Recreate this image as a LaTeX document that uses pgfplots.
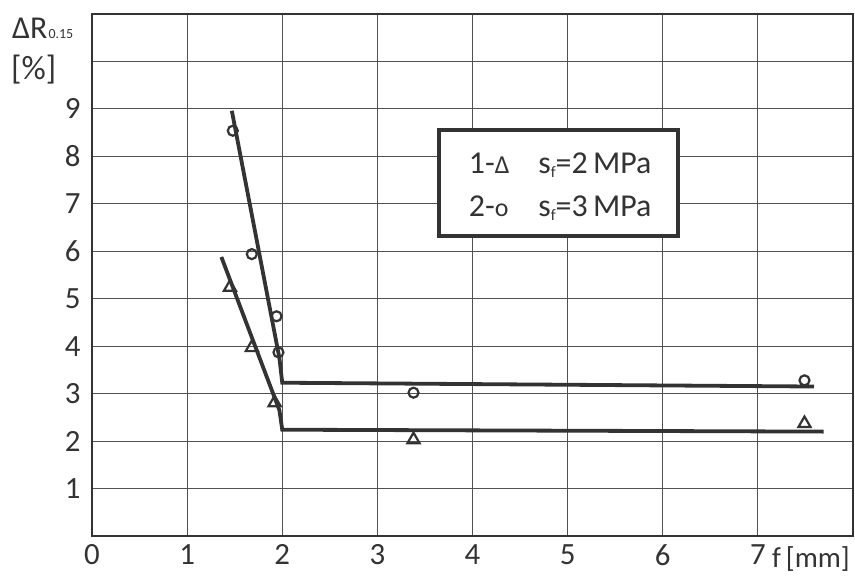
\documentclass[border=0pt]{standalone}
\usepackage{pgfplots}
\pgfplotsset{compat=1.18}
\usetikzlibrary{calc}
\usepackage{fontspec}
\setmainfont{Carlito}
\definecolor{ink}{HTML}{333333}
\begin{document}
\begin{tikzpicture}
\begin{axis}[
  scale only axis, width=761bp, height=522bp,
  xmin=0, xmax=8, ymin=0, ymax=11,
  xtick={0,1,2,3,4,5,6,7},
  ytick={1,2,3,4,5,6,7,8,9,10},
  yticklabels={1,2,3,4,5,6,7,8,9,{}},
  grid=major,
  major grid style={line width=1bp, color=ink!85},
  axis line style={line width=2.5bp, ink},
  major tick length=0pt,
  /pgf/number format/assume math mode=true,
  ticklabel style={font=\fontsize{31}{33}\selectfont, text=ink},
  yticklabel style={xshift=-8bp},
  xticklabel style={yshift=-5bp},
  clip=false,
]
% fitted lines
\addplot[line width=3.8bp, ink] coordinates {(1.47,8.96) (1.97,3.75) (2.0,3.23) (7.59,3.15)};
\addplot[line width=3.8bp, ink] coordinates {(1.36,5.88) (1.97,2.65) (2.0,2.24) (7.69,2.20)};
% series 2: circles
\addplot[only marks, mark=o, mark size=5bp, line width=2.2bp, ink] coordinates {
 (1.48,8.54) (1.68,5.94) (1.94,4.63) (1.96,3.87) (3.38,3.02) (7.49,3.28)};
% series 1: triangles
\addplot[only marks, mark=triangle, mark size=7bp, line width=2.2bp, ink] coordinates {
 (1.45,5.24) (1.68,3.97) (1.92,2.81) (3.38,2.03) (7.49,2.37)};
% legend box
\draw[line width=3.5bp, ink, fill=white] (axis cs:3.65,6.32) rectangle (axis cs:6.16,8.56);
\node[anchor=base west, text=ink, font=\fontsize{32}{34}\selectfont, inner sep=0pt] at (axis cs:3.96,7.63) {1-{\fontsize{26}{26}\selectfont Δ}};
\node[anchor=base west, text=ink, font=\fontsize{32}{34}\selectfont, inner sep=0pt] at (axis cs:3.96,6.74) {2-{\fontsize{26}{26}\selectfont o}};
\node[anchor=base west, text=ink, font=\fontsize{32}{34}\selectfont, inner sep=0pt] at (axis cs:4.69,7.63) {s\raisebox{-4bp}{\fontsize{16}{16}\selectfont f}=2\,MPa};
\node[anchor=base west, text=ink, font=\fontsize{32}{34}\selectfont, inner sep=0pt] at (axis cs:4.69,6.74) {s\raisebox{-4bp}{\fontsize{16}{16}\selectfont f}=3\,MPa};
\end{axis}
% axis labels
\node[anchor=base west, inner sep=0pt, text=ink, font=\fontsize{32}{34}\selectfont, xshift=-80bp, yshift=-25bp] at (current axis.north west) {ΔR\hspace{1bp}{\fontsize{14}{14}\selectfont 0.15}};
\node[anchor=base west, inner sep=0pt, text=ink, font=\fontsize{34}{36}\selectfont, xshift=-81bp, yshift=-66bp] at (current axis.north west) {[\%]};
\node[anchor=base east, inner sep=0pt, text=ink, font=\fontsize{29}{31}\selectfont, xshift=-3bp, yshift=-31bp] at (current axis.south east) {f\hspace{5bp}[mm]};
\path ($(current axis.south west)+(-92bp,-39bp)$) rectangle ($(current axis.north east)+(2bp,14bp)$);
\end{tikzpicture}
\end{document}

==============================

* **Written instruction**
Transcribe the listing in full. Omit the pictures and keep every line exact.

* **The output**
Recreate this image as a LaTeX document that uses pgfplots.
\documentclass[border=0pt]{standalone}
\usepackage{pgfplots}
\pgfplotsset{compat=1.18}
\usetikzlibrary{calc}
\usepackage{fontspec}
\setmainfont{Carlito}
\definecolor{ink}{HTML}{333333}
\begin{document}
\begin{tikzpicture}
\begin{axis}[
  scale only axis, width=761bp, height=522bp,
  xmin=0, xmax=8, ymin=0, ymax=11,
  xtick={0,1,2,3,4,5,6,7},
  ytick={1,2,3,4,5,6,7,8,9,10},
  yticklabels={1,2,3,4,5,6,7,8,9,{}},
  grid=major,
  major grid style={line width=1bp, color=ink!85},
  axis line style={line width=2.5bp, ink},
  major tick length=0pt,
  /pgf/number format/assume math mode=true,
  ticklabel style={font=\fontsize{31}{33}\selectfont, text=ink},
  yticklabel style={xshift=-8bp},
  xticklabel style={yshift=-5bp},
  clip=false,
]
% fitted lines
\addplot[line width=3.8bp, ink] coordinates {(1.47,8.96) (1.97,3.75) (2.0,3.23) (7.59,3.15)};
\addplot[line width=3.8bp, ink] coordinates {(1.36,5.88) (1.97,2.65) (2.0,2.24) (7.69,2.20)};
% series 2: circles
\addplot[only marks, mark=o, mark size=5bp, line width=2.2bp, ink] coordinates {
 (1.48,8.54) (1.68,5.94) (1.94,4.63) (1.96,3.87) (3.38,3.02) (7.49,3.28)};
% series 1: triangles
\addplot[only marks, mark=triangle, mark size=7bp, line width=2.2bp, ink] coordinates {
 (1.45,5.24) (1.68,3.97) (1.92,2.81) (3.38,2.03) (7.49,2.37)};
% legend box
\draw[line width=3.5bp, ink, fill=white] (axis cs:3.65,6.32) rectangle (axis cs:6.16,8.56);
\node[anchor=base west, text=ink, font=\fontsize{32}{34}\selectfont, inner sep=0pt] at (axis cs:3.96,7.63) {1-{\fontsize{26}{26}\selectfont Δ}};
\node[anchor=base west, text=ink, font=\fontsize{32}{34}\selectfont, inner sep=0pt] at (axis cs:3.96,6.74) {2-{\fontsize{26}{26}\selectfont o}};
\node[anchor=base west, text=ink, font=\fontsize{32}{34}\selectfont, inner sep=0pt] at (axis cs:4.69,7.63) {s\raisebox{-4bp}{\fontsize{16}{16}\selectfont f}=2\,MPa};
\node[anchor=base west, text=ink, font=\fontsize{32}{34}\selectfont, inner sep=0pt] at (axis cs:4.69,6.74) {s\raisebox{-4bp}{\fontsize{16}{16}\selectfont f}=3\,MPa};
\end{axis}
% axis labels
\node[anchor=base west, inner sep=0pt, text=ink, font=\fontsize{32}{34}\selectfont, xshift=-80bp, yshift=-25bp] at (current axis.north west) {ΔR\hspace{1bp}{\fontsize{14}{14}\selectfont 0.15}};
\node[anchor=base west, inner sep=0pt, text=ink, font=\fontsize{34}{36}\selectfont, xshift=-81bp, yshift=-66bp] at (current axis.north west) {[\%]};
\node[anchor=base east, inner sep=0pt, text=ink, font=\fontsize{29}{31}\selectfont, xshift=-3bp, yshift=-31bp] at (current axis.south east) {f\hspace{5bp}[mm]};
\path ($(current axis.south west)+(-92bp,-39bp)$) rectangle ($(current axis.north east)+(2bp,14bp)$);
\end{tikzpicture}
\end{document}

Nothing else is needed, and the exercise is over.